Since 1988, the Australian Catholic Bishops Conference (ACBC) has released a Social Justice Statement each year to highlight a particular societal issue. This year the Social Justice Statement is titled, To Live Life to the Full: Mental Health in Australia Today.
Merrilyn Paul is one of nine VMCH Case Managers supporting around 1170 carers during the COVID-19 pandemic. Aged between eight years old to almost 100, individuals are caring for a family member who has a mental illness, dementia, disability, chronic condition, or is in palliative care. These strict lockdowns are extremely tough for carers who are already under a lot of stress. Merrilyn gives us an insight into how carers are faring:
Generally speaking, how are carers coping during isolation?
Carers are feeling isolated and cut off from the community, causing a much higher level of stress than usual. Limited community access for respite, cancelling in-home supports due to the concern of contracting COVID-19 and family members limiting their access to the frail and elderly to keep them safe are just some issues. Parents and grandparents are struggling to cope with remote learning and working from home, especially those who have children with special needs. They feel incapable at times; isolated and disconnected from their usual supports.

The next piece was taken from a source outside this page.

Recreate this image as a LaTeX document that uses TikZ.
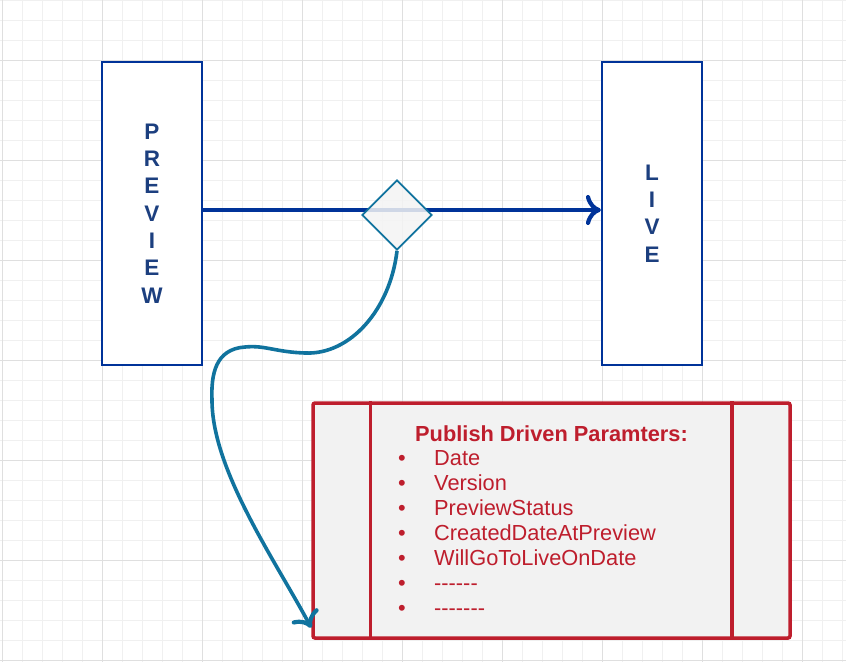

What kind of advice do you give to help support their mental health?
We encourage them to access our online carer engagement supports and activities which have been adapted to support them in isolation. We encourage carers to keep connected with their family and friends via phone or video chats, we also have access to VMCH TeleFriends (volunteers who make weekly social phone calls). If they are feeling anxious, we advise them to contact their GP who can support them with a Mental Health Plan, and we also refer them to counselling supports.
What kind of practical support do you give and how does this help them?
During the pandemic we have been able to continue providing flexible in home respite/support as usual, however some carers have chosen to suspend some services until Stage 4 has lifted. Some carers are experiencing financial stress due to loss of work so we have been able to provide Coles vouchers and meals. We continue to provide funding for equipment, non-contact shopping, laundry, gardening and home maintenance to ensure they are living safely and well at home. The families who are supporting children with remote learning can access tutoring support and in-home respite to help alleviate some of the carer burden. Our team of Case Managers are in regular contact with all our carers providing advice and practical and emotional support if needed.